Line by line, repeat the data below exactly, beginning at the first line and ending at the line with "import * as d3 from 'd3'". Omit pictures.

** begin Data shown **

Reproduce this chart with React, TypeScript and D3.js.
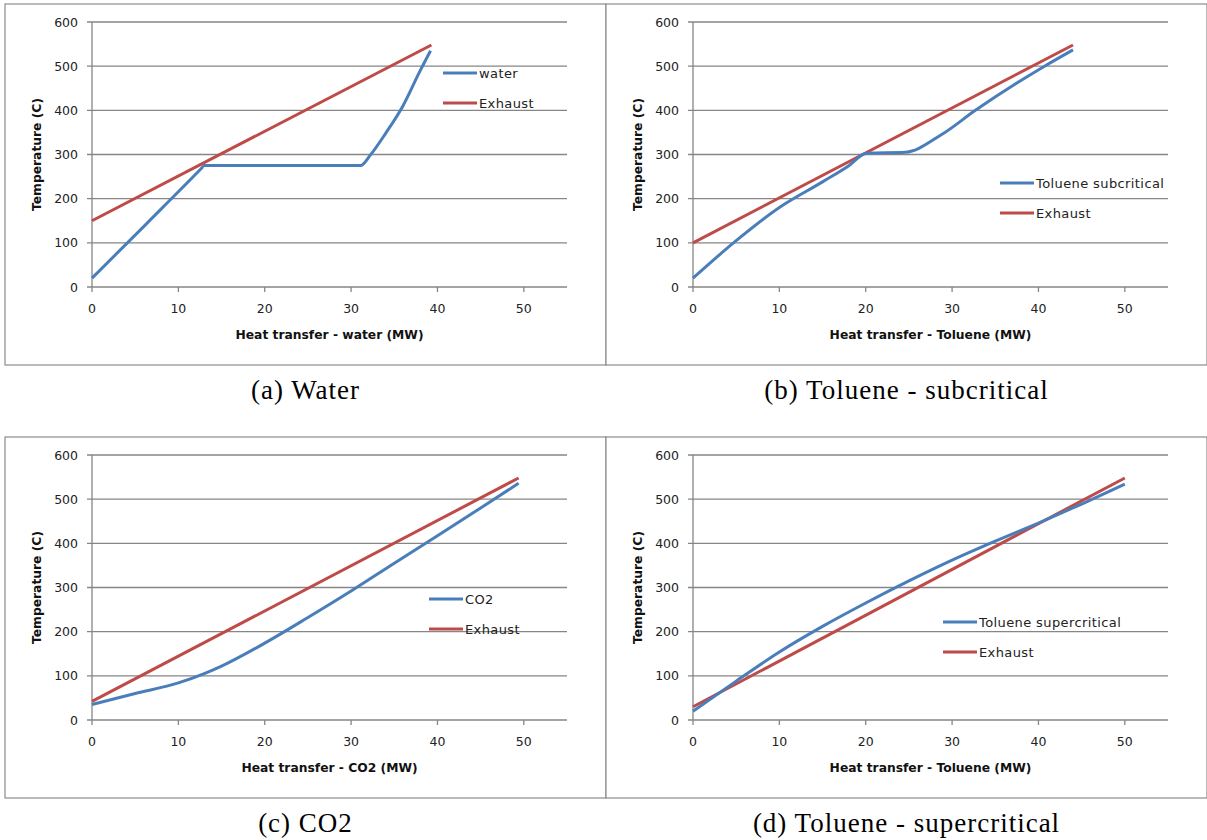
import React, { useEffect, useRef } from 'react'
import * as d3 from 'd3'

// panel (a) water
const waterQ = [0, 6.5, 12.6, 13, 22, 31.1, 32.2, 34, 36, 38, 39.2]
const waterT = [20, 147, 267, 275, 275, 275, 298, 348, 410, 490, 535]
const waterExhQ = [0, 39.3]
const waterExhT = [150, 548]

// panel (b) toluene subcritical
const tolSubQ = [0, 5, 10, 15, 18, 20.1, 24.6, 28.7, 32.7, 40.7, 44]
const tolSubT = [20, 105, 180, 238, 274, 303, 305, 344, 400, 500, 537]
const tolSubExhQ = [0, 44]
const tolSubExhT = [100, 548]

// panel (c) CO2
const co2Q = [0, 5, 10, 13, 15, 20, 25, 30, 35, 40, 45, 49.4]
const co2T = [35, 60, 84, 105, 122, 174, 232, 292, 355, 417, 480, 536]
const co2ExhQ = [0, 49.4]
const co2ExhT = [42, 548]

// panel (d) toluene supercritical
const tolSupQ = [0, 5, 10, 15, 20, 25, 30, 35, 40, 45, 50]
const tolSupT = [20, 88, 154, 212, 265, 315, 362, 405, 446, 489, 534]
const tolSupExhQ = [0, 50]
const tolSupExhT = [30, 548]

const xTicks = [0, 10, 20, 30, 40, 50]
const yTicks = [0, 100, 200, 300, 400, 500, 600]

const panels = [
  { caption: '(a) Water', xTitle: 'Heat transfer - water (MW)', name: 'water',
    q: waterQ, t: waterT, eq: waterExhQ, et: waterExhT },
  { caption: '(b) Toluene - subcritical', xTitle: 'Heat transfer - Toluene (MW)', name: 'Toluene subcritical',
    q: tolSubQ, t: tolSubT, eq: tolSubExhQ, et: tolSubExhT },
  { caption: '(c) CO2', xTitle: 'Heat transfer - CO2 (MW)', name: 'CO2',
    q: co2Q, t: co2T, eq: co2ExhQ, et: co2ExhT },
  { caption: '(d) Toluene - supercritical', xTitle: 'Heat transfer - Toluene (MW)', name: 'Toluene supercritical',
    q: tolSupQ, t: tolSupT, eq: tolSupExhQ, et: tolSupExhT },
]

// layout: panel origin and legend position (relative to panel)
const layout = [
  { x: 5, y: 4, lx: 438, ly: 69 },
  { x: 606, y: 4, lx: 394, ly: 179 },
  { x: 5, y: 437, lx: 424, ly: 162 },
  { x: 606, y: 437, lx: 337, ly: 185 },
]

const BLUE = '#4a7ebb'
const RED = '#be4b48'
const GRID = '#868686'
const FONT = '"DejaVu Sans", sans-serif'

function drawPanel(svg, p, l) {
  const w = 601, h = 361
  const g = svg.append('g').attr('transform', `translate(${l.x},${l.y})`)
  g.append('rect').attr('x', 0).attr('y', 0).attr('width', w).attr('height', h)
    .attr('fill', 'white').attr('stroke', '#8c8c8c').attr('stroke-width', 1.2)

  const x = d3.scaleLinear().domain([0, 55]).range([87, 562])
  const y = d3.scaleLinear().domain([0, 600]).range([283, 18])

  // grid
  g.selectAll('.grid').data(yTicks).enter().append('line')
    .attr('x1', 82).attr('x2', x(55))
    .attr('y1', d => y(d)).attr('y2', d => y(d))
    .attr('stroke', GRID).attr('stroke-width', 1.3)
  g.append('line').attr('x1', x(0)).attr('x2', x(0)).attr('y1', y(600)).attr('y2', y(0))
    .attr('stroke', GRID).attr('stroke-width', 1.3)
  g.selectAll('.xt').data(xTicks).enter().append('line')
    .attr('x1', d => x(d)).attr('x2', d => x(d)).attr('y1', y(0)).attr('y2', y(0) + 5)
    .attr('stroke', GRID).attr('stroke-width', 1.3)

  // tick labels
  g.selectAll('.yl').data(yTicks).enter().append('text')
    .attr('x', 73).attr('y', d => y(d) + 4.5).attr('text-anchor', 'end')
    .attr('font-family', FONT).attr('font-size', 12.5).attr('fill', '#222')
    .text(d => d)
  g.selectAll('.xl').data(xTicks).enter().append('text')
    .attr('x', d => x(d)).attr('y', y(0) + 25.5).attr('text-anchor', 'middle')
    .attr('font-family', FONT).attr('font-size', 12.5).attr('fill', '#222')
    .text(d => d)

  // axis titles
  g.append('text').attr('x', (x(0) + x(55)) / 2).attr('y', 335)
    .attr('text-anchor', 'middle').attr('font-family', FONT).attr('font-size', 12.3)
    .attr('font-weight', 'bold').attr('fill', '#111').text(p.xTitle)
  g.append('text').attr('transform', `translate(36,${y(300)}) rotate(-90)`)
    .attr('text-anchor', 'middle').attr('font-family', FONT).attr('font-size', 12.3)
    .attr('font-weight', 'bold').attr('fill', '#111').text('Temperature (C)')

  const line = d3.line().x(d => x(d[0])).y(d => y(d[1])).curve(d3.curveMonotoneX)
  g.append('path').attr('d', line(p.eq.map((q, i) => [q, p.et[i]])))
    .attr('fill', 'none').attr('stroke', RED).attr('stroke-width', 3)
  g.append('path').attr('d', line(p.q.map((q, i) => [q, p.t[i]])))
    .attr('fill', 'none').attr('stroke', BLUE).attr('stroke-width', 3)

  // legend
  const items = [[p.name, BLUE], ['Exhaust', RED]]
  items.forEach(([name, c], i) => {
    const ly = l.ly + i * 30
    g.append('line').attr('x1', l.lx).attr('x2', l.lx + 34).attr('y1', ly).attr('y2', ly)
      .attr('stroke', c).attr('stroke-width', 3)
    g.append('text').attr('x', l.lx + 36).attr('y', ly + 4.8)
      .attr('font-family', FONT).attr('font-size', 13).attr('letter-spacing', 0.4)
      .attr('fill', '#222').text(name)
  })

  // caption
  g.append('text').attr('x', w / 2).attr('y', h + 34).attr('text-anchor', 'middle')
    .attr('font-family', '"Liberation Serif", serif').attr('font-size', 27)
    .attr('letter-spacing', 1).attr('fill', '#000').text(p.caption)
}

export default function App() {
  const ref = useRef(null)
  useEffect(() => {
    const svg = d3.select(ref.current)
    svg.selectAll('*').remove()
    panels.forEach((p, i) => drawPanel(svg, p, layout[i]))
  }, [])
  return (
    <svg ref={ref} width={1207} height={840}
      style={{ position: 'absolute', left: 0, top: 0, background: 'white' }} />
  )
}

** end Data shown **

Written answer =>
Reproduce this chart with React, TypeScript and D3.js.
import React, { useEffect, useRef } from 'react'
import * as d3 from 'd3'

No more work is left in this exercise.